In the 1990s, Bourdain became the executive chef at Brasserie Les Halles in Lower Manhattan where he served steak frites and onion soup. During his time working there, he sent an unsolicited article to The New Yorker detailing the gritty, subterranean world of urban restaurant culture. 

To his surprise the article was accepted and noticed by book editors. This resulted in Bourdain’s memoir, Kitchen Confidential: Adventures in the Culinary Underbelly. The book branded Bourdain as a celebrity chef and earned him a new career on TV. Bourdain first hosted “A Cook’s Tour” on the Food Network before he spent eight seasons as a peripatetic host of Travel Channel’s “No Reservations,” on which he highlighted obscure cuisine and little-known restaurants.

On the show, Bourdain recharacterized line cooks as urban warriors and shined new light on a kitchen culture involving drugs, drinking and brutal hours. Bourdain was open about his past addictions with cocaine in the 1980s and alcohol abuse. He joined CNN in 2012 to host the show “Parts Unknown,” on which he explored political and historical topics with locals in countries across the globe often over food and drinks.

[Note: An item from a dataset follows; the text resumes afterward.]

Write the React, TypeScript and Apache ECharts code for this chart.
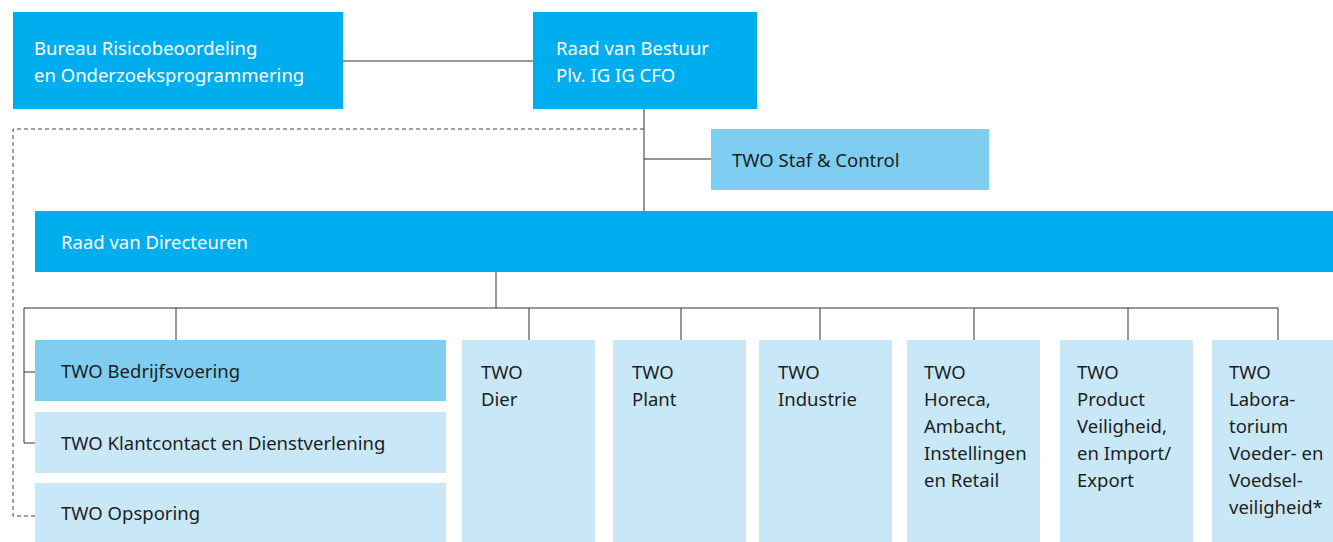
import React, { useEffect, useRef } from "react";
import * as echarts from "echarts";

// Organisation units (text)
const nodeLabels: string[] = [
  "Bureau Risicobeoordeling\nen Onderzoeksprogrammering",
  "Raad van Bestuur\nPlv. IG IG CFO",
  "TWO Staf & Control",
  "Raad van Directeuren",
  "TWO Bedrijfsvoering",
  "TWO Klantcontact en Dienstverlening",
  "TWO Opsporing",
  "TWO\nDier",
  "TWO\nPlant",
  "TWO\nIndustrie",
  "TWO\nHoreca,\nAmbacht,\nInstellingen\nen Retail",
  "TWO\nProduct\nVeiligheid,\nen Import/\nExport",
  "TWO\nLabora-\ntorium\nVoeder- en\nVoedsel-\nveiligheid*",
];

// Unit level: 0 = board, 1 = staff/support, 2 = directorate
const nodeLevel: number[] = [0, 0, 1, 0, 1, 2, 2, 2, 2, 2, 2, 2, 2];

// Box layout in chart units [left, top, right, bottom]
const nodeBoxes: number[][] = [
  [13, 12, 343, 109],
  [533, 12, 757, 109],
  [711, 129, 989, 190],
  [35, 211, 1333, 272],
  [35, 340, 446, 401],
  [35, 412, 446, 473],
  [35, 483, 446, 542],
  [462, 340, 595, 542],
  [613, 340, 746, 542],
  [759, 340, 892, 542],
  [907, 340, 1040, 542],
  [1060, 340, 1193, 542],
  [1212, 340, 1333, 542],
];

// Text anchoring: "middle" = vertically centred, "top" = from box top
const nodeAnchor: string[] = [
  "middle", "middle", "middle", "middle", "middle", "middle", "middle",
  "top", "top", "top", "top", "top", "top",
];
const nodePad: number[] = [21, 23, 21, 26, 26, 26, 26, 19, 19, 19, 17, 17, 17];

// Reporting lines (solid) and functional line (dashed), in chart units
const solidLinks: number[][][] = [
  [[343, 61], [533, 61]],
  [[644, 109], [644, 211]],
  [[644, 159], [711, 159]],
  [[496, 272], [496, 308]],
  [[24, 308], [1278, 308]],
  [[24, 308], [24, 443], [35, 443]],
  [[24, 372], [35, 372]],
  [[176, 308], [176, 340]],
  [[529, 308], [529, 340]],
  [[681, 308], [681, 340]],
  [[820, 308], [820, 340]],
  [[974, 308], [974, 340]],
  [[1128, 308], [1128, 340]],
  [[1278, 308], [1278, 340]],
];
const dashedLinks: number[][][] = [
  [[644, 129], [13, 129], [13, 516], [35, 516]],
];

const levelFill = ["#00AEEF", "#7FCEF2", "#C9E8F7"];
const levelText = ["#FFFFFF", "#1E1E1E", "#1E1E1E"];

export default function App() {
  const ref = useRef<HTMLDivElement>(null);

  useEffect(() => {
    document.body.style.margin = "0";
    if (!ref.current) return;
    const chart = echarts.init(ref.current, undefined, { renderer: "svg" });

    const boxData = nodeBoxes.map((b, i) => [b[0], b[1], b[2], b[3], i]);

    chart.setOption({
      animation: false,
      backgroundColor: "#FFFFFF",
      grid: { left: 0, right: 0, top: 0, bottom: 0 },
      xAxis: { type: "value", min: 0, max: 1333, show: false },
      yAxis: { type: "value", min: 0, max: 542, inverse: true, show: false },
      series: [
        {
          type: "custom",
          coordinateSystem: "cartesian2d",
          clip: false,
          silent: true,
          encode: { x: [0, 2], y: [1, 3] },
          data: boxData,
          renderItem: (params: any, api: any) => {
            const i = api.value(4);
            const p0 = api.coord([api.value(0), api.value(1)]);
            const p1 = api.coord([api.value(2), api.value(3)]);
            const lvl = nodeLevel[i];
            const middle = nodeAnchor[i] === "middle";
            return {
              type: "group",
              children: [
                {
                  type: "rect",
                  shape: { x: p0[0], y: p0[1], width: p1[0] - p0[0], height: p1[1] - p0[1] },
                  style: { fill: levelFill[lvl] },
                },
                {
                  type: "text",
                  x: p0[0] + nodePad[i],
                  y: middle ? (p0[1] + p1[1]) / 2 : p0[1] + 18,
                  style: {
                    text: nodeLabels[i],
                    fill: levelText[lvl],
                    fontFamily: "Noto Sans",
                    fontSize: 18.5,
                    lineHeight: 27,
                    align: "left",
                    verticalAlign: middle ? "middle" : "top",
                  },
                },
              ],
            };
          },
          z: 2,
        },
        {
          type: "lines",
          coordinateSystem: "cartesian2d",
          polyline: true,
          silent: true,
          lineStyle: { color: "#333333", width: 1, opacity: 1 },
          data: solidLinks.map((c) => ({ coords: c })),
          z: 1,
        },
        {
          type: "lines",
          coordinateSystem: "cartesian2d",
          polyline: true,
          silent: true,
          lineStyle: { color: "#444444", width: 1, type: [4, 3], opacity: 1 },
          data: dashedLinks.map((c) => ({ coords: c })),
          z: 1,
        },
      ],
    });

    return () => chart.dispose();
  }, []);

  return <div ref={ref} style={{ width: 1333, height: 542 }} />;
}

Bourdain earned multiple awards and nominations for his shows, including two Emmys for “No Reservations” and the Peabody Award in 2013 for “Parts Unknown.” He had the spirit of an activist and diplomat, advocated for marginalized populations and campaigned for safer working conditions for restaurant staffs. Several times on his television show, Bourdain mentioned that he didn’t believe in religion and was critical of religious hypocrisy.

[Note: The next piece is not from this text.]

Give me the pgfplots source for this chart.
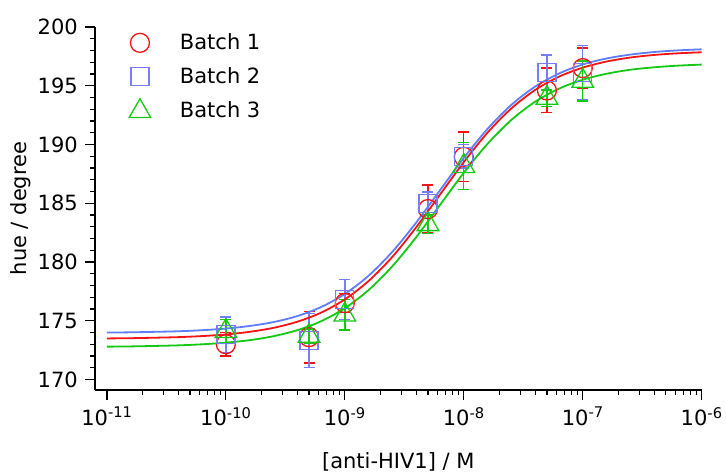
\documentclass[border=0pt]{standalone}
\usepackage{fontspec}
\setmainfont{DejaVu Sans}
\usepackage{pgfplots}
\pgfplotsset{compat=1.18}
\definecolor{cred}{RGB}{245,20,20}
\definecolor{cblue}{RGB}{120,125,255}
\definecolor{cbluel}{RGB}{95,125,255}
\definecolor{cgreen}{RGB}{20,200,20}
\newcommand{\fs}{\fontsize{21}{25}\selectfont}
\begin{document}
\fs
\begin{tikzpicture}
\begin{axis}[
  scale only axis, width=606.7pt, height=363pt,
  xmode=log, log basis x=10,
  xmin=7.94e-12, xmax=1e-6, ymin=169.1, ymax=200,
  axis lines=left, axis line style={-, line width=1.2pt},
  tick align=outside, tick style={line width=1.2pt, black},
  major tick length=10pt, minor tick length=5pt,
  xtick={1e-11,1e-10,1e-9,1e-8,1e-7,1e-6},
  xticklabels={10\textsuperscript{-11},10\textsuperscript{-10},10\textsuperscript{-9},10\textsuperscript{-8},10\textsuperscript{-7},10\textsuperscript{-6}},
  minor xtick={2e-11,3e-11,4e-11,5e-11,6e-11,7e-11,8e-11,9e-11,
               2e-10,3e-10,4e-10,5e-10,6e-10,7e-10,8e-10,9e-10,
               2e-9,3e-9,4e-9,5e-9,6e-9,7e-9,8e-9,9e-9,
               2e-8,3e-8,4e-8,5e-8,6e-8,7e-8,8e-8,9e-8,
               2e-7,3e-7,4e-7,5e-7,6e-7,7e-7,8e-7,9e-7},
  ytick={170,175,180,185,190,195,200},
  minor y tick num=4,
  /pgf/number format/assume math mode=true,
  tick label style={font=\fs},
  label style={font=\fs},
  xlabel={[anti-HIV1] / M},
  xlabel style={yshift=-12pt},
  ylabel={hue / degree},
  ylabel style={yshift=-7pt},
  legend style={at={(0.054,0.99)}, anchor=north west, draw=none, fill=none,
    font=\fs, row sep=10pt, inner sep=0pt},
  legend cell align=left,
  legend image code/.code={\path[draw=none,fill=none] (0pt,-12pt) rectangle (50pt,12pt); \draw[#1] plot coordinates {(12pt,0pt)};},
  clip=false,
]
\coordinate (SW) at (rel axis cs:0,0);
\addplot[only marks, color=cred, mark=o, mark size=9.5pt, line width=1.3pt,
  error bars/.cd, y dir=both, y explicit,
  error bar style={line width=1.4pt, cred}, error mark options={line width=1.4pt, cred, mark size=5.5pt, rotate=90}]
  coordinates {
  (1e-10,173.0) +- (0,1.0)
  (5e-10,173.6) +- (0,2.2)
  (1e-9,176.5) +- (0,0.8)
  (5e-9,184.5) +- (0,2.05)
  (1e-8,188.95) +- (0,2.1)
  (5e-8,194.6) +- (0,1.9)
  (1e-7,196.5) +- (0,1.7)
  };
\addlegendentry{Batch 1}
\addplot[only marks, color=cblue, mark=square, mark size=9pt, line width=1.3pt,
  error bars/.cd, y dir=both, y explicit,
  error bar style={line width=1.4pt, cblue}, error mark options={line width=1.4pt, cblue, mark size=5.5pt, rotate=90}]
  coordinates {
  (1e-10,173.8) +- (0,1.5)
  (5e-10,173.3) +- (0,2.3)
  (1e-9,176.8) +- (0,1.7)
  (5e-9,184.95) +- (0,1.0)
  (1e-8,189.0) +- (0,1.0)
  (5e-8,196.1) +- (0,1.5)
  (1e-7,196.1) +- (0,2.3)
  };
\addlegendentry{Batch 2}
\addplot[only marks, color=cgreen, mark=triangle, mark size=12.5pt, line width=1.3pt,
  error bars/.cd, y dir=both, y explicit,
  error bar style={line width=1.4pt, cgreen}, error mark options={line width=1.4pt, cgreen, mark size=5.5pt, rotate=90}]
  coordinates {
  (1e-10,174.1) +- (0,1.0)
  (5e-10,173.7) +- (0,0.6)
  (1e-9,175.5) +- (0,1.3)
  (5e-9,183.2) +- (0,0.8)
  (1e-8,188.15) +- (0,2.0)
  (5e-8,193.95) +- (0,0.7)
  (1e-7,195.4) +- (0,1.7)
  };
\addlegendentry{Batch 3}
\addplot[forget plot, cbluel, line width=1.8pt, smooth] coordinates {
(1e-11,173.99) (1.585e-11,174.01) (2.512e-11,174.05) (3.981e-11,174.10) (6.310e-11,174.19)
(1e-10,174.33) (1.585e-10,174.55) (2.512e-10,174.88) (3.981e-10,175.39) (6.310e-10,176.16)
(1e-9,177.27) (1.585e-9,178.83) (2.512e-9,180.87) (3.981e-9,183.35) (6.310e-9,186.10)
(1e-8,188.85) (1.585e-8,191.33) (2.512e-8,193.37) (3.981e-8,194.93) (6.310e-8,196.04)
(1e-7,196.81) (1.585e-7,197.32) (2.512e-7,197.65) (3.981e-7,197.87) (6.310e-7,198.01) (1e-6,198.10)
};
\addplot[forget plot, cred, line width=1.8pt, smooth] coordinates {
(1e-11,173.49) (1.585e-11,173.51) (2.512e-11,173.55) (3.981e-11,173.60) (6.310e-11,173.69)
(1e-10,173.83) (1.585e-10,174.05) (2.512e-10,174.39) (3.981e-10,174.91) (6.310e-10,175.68)
(1e-9,176.81) (1.585e-9,178.38) (2.512e-9,180.44) (3.981e-9,182.95) (6.310e-9,185.73)
(1e-8,188.50) (1.585e-8,191.01) (2.512e-8,193.07) (3.981e-8,194.64) (6.310e-8,195.77)
(1e-7,196.54) (1.585e-7,197.06) (2.512e-7,197.40) (3.981e-7,197.62) (6.310e-7,197.76) (1e-6,197.85)
};
\addplot[forget plot, cgreen, line width=1.8pt, smooth] coordinates {
(1e-11,172.79) (1.585e-11,172.81) (2.512e-11,172.85) (3.981e-11,172.90) (6.310e-11,172.99)
(1e-10,173.13) (1.585e-10,173.34) (2.512e-10,173.68) (3.981e-10,174.19) (6.310e-10,174.95)
(1e-9,176.06) (1.585e-9,177.61) (2.512e-9,179.64) (3.981e-9,182.11) (6.310e-9,184.85)
(1e-8,187.59) (1.585e-8,190.06) (2.512e-8,192.09) (3.981e-8,193.64) (6.310e-8,194.75)
(1e-7,195.51) (1.585e-7,196.02) (2.512e-7,196.36) (3.981e-7,196.57) (6.310e-7,196.71) (1e-6,196.80)
};
\end{axis}
\pgfresetboundingbox
\path (SW) ++(-95pt,-84pt) rectangle ++(726pt,474pt);
\end{tikzpicture}
\end{document}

Bourdain married his high school girlfriend in 1985 and they divorced in 2005. In 2007 he married Ottavia Busia, and they had a daughter born that same year. The couple separated in 2016. Bourdain began dating Italian actress Asia Argento in 2017 and, following her sexual abuse allegations against Harvey Weinstein, he became an ardent advocate against sexual harassment in restaurants and Hollywood. While working on an episode for “Parts Unknown” in France, Bourdain committed suicide in his hotel room. D. 2018.